Burner selection should be driven by a structured evaluation of process, fuel, and regulatory requirements. The following checklist covers the key decision factors:

• Thermal capacity: specify the required burner capacity in MW (thermal); ensure the burner is sized for the maximum and minimum kiln throughput with adequate turndown ratio (typically 3:1 to 5:1)

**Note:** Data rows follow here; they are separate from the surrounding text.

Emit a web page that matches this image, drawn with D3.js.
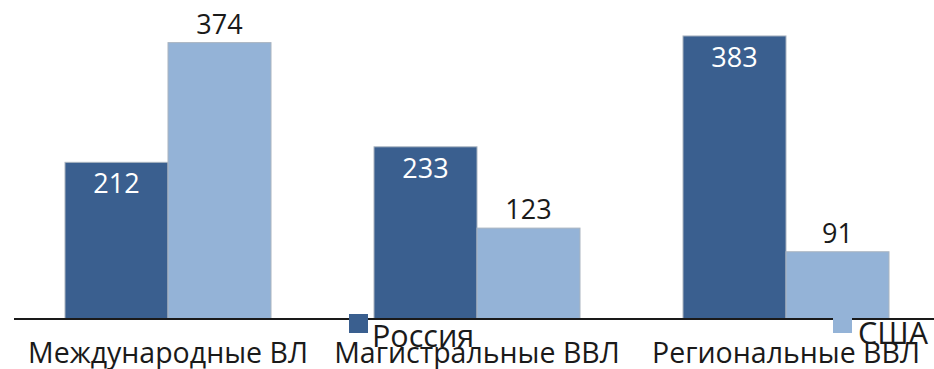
<!DOCTYPE html>
<html>
<head>
<meta charset="utf-8">
<script src="https://cdn.jsdelivr.net/npm/d3@7"></script>
<style>
  body { margin: 0; background: #fff; }
  svg { display: block; font-family: "Open Sans", sans-serif; }
</style>
</head>
<body>
<div id="chart"></div>
<script>
const categories = ["Международные ВЛ", "Магистральные ВВЛ", "Региональные ВВЛ"];
const seriesNames = ["Россия", "США"];
const russia = [212, 233, 383];
const usa = [374, 123, 91];

const colors = { "Россия": "#3a5f8f", "США": "#94b3d7" };
const width = 934, height = 369;
const baseline = 319;

const svg = d3.select("#chart").append("svg")
  .attr("width", width).attr("height", height);

const x = d3.scaleBand().domain(categories).range([13.5, 940.5])
  .paddingInner(1 / 3).paddingOuter(1 / 6);
const xs = d3.scaleBand().domain(seriesNames).range([0, x.bandwidth()]);
const y = d3.scaleLinear().domain([0, 400]).range([baseline, baseline - 400 * 0.739]);

const rows = categories.map((c, i) => ({ cat: c, values: [
  { name: "Россия", value: russia[i] },
  { name: "США", value: usa[i] }
]}));

const groups = svg.selectAll("g.group").data(rows).join("g")
  .attr("class", "group")
  .attr("transform", (d) => `translate(${x(d.cat)},0)`);

groups.selectAll("rect").data((d) => d.values).join("rect")
  .attr("x", (d) => xs(d.name))
  .attr("y", (d) => y(d.value))
  .attr("width", xs.bandwidth())
  .attr("height", (d) => baseline - y(d.value))
  .attr("fill", (d) => colors[d.name])
  .attr("stroke", "#a9b4c0")
  .attr("stroke-width", 1);

groups.selectAll("text.val").data((d) => d.values).join("text")
  .attr("class", "val")
  .attr("x", (d) => xs(d.name) + xs.bandwidth() / 2)
  .attr("y", (d) => d.name === "Россия" ? y(d.value) + 31 : y(d.value) - 9)
  .attr("text-anchor", "middle")
  .attr("font-size", 27)
  .attr("fill", (d) => d.name === "Россия" ? "#fff" : "#1a1a1a")
  .text((d) => d.value);

// axis line
svg.append("line")
  .attr("x1", 14).attr("x2", width)
  .attr("y1", baseline).attr("y2", baseline)
  .attr("stroke", "#1a1a1a").attr("stroke-width", 2);

const xAxis = d3.axisBottom(x).tickSize(0).tickPadding(0);
const axisG = svg.append("g").attr("transform", `translate(0,${baseline})`).call(xAxis);
axisG.select(".domain").remove();
axisG.selectAll("text")
  .attr("dy", null)
  .attr("y", 44)
  .attr("font-size", 28.5)
  .attr("font-family", "\"Open Sans\", sans-serif")
  .attr("fill", "#1a1a1a");

// legend overlapping the axis labels, as in the original
const legendItems = [
  { name: "Россия", sx: 349, tx: 372, ty: 347 },
  { name: "США", sx: 833, tx: 858, ty: 344 }
];
const legend = svg.selectAll("g.legend").data(legendItems).join("g").attr("class", "legend");
legend.append("rect")
  .attr("x", (d) => d.sx).attr("y", 314)
  .attr("width", 19).attr("height", 19)
  .attr("fill", (d) => colors[d.name]);
legend.append("text")
  .attr("x", (d) => d.tx).attr("y", (d) => d.ty)
  .attr("font-size", 30.5)
  .attr("fill", "#1a1a1a")
  .text((d) => d.name);
</script>
</body>
</html>
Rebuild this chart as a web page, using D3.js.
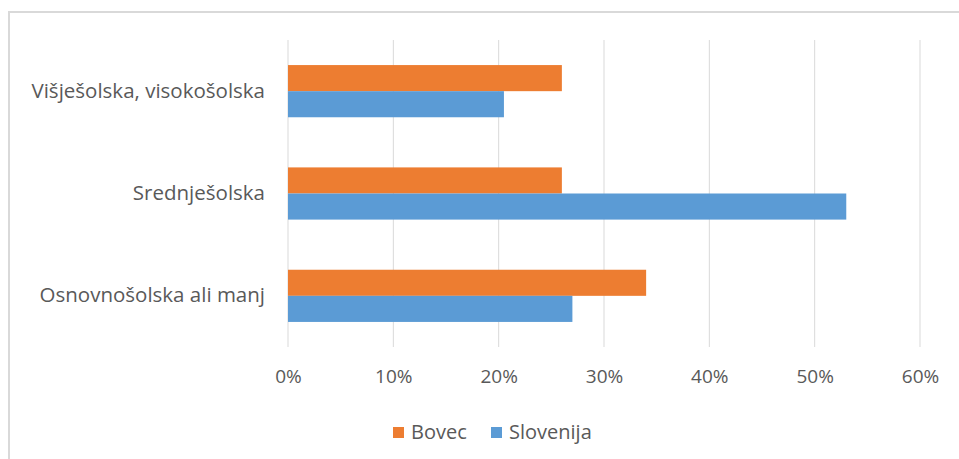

• Fuel type and variability: list all fuels to be fired, including alternative fuels, and specify expected quality ranges — the burner must handle the full range, not just the best case
• NOx emission limits: confirm applicable regulatory limits and determine whether a standard or low-NOx burner design is required
• Kiln geometry: provide kiln internal diameter, length, and nose ring dimensions; these constrain burner outer diameter and maximum flame diameter
• Secondary air temperature: higher secondary air temperatures (>900°C) allow lower primary air rates and are critical inputs to the burner momentum calculation
• Control system integration: confirm whether the burner control system will integrate with the plant DCS and what level of automated flame monitoring is required

Engaging the burner supplier early in the kiln design or upgrade project — rather than treating the burner as a commodity procurement item — consistently leads to better combustion performance, lower fuel costs, and fewer operational problems over the kiln's service life.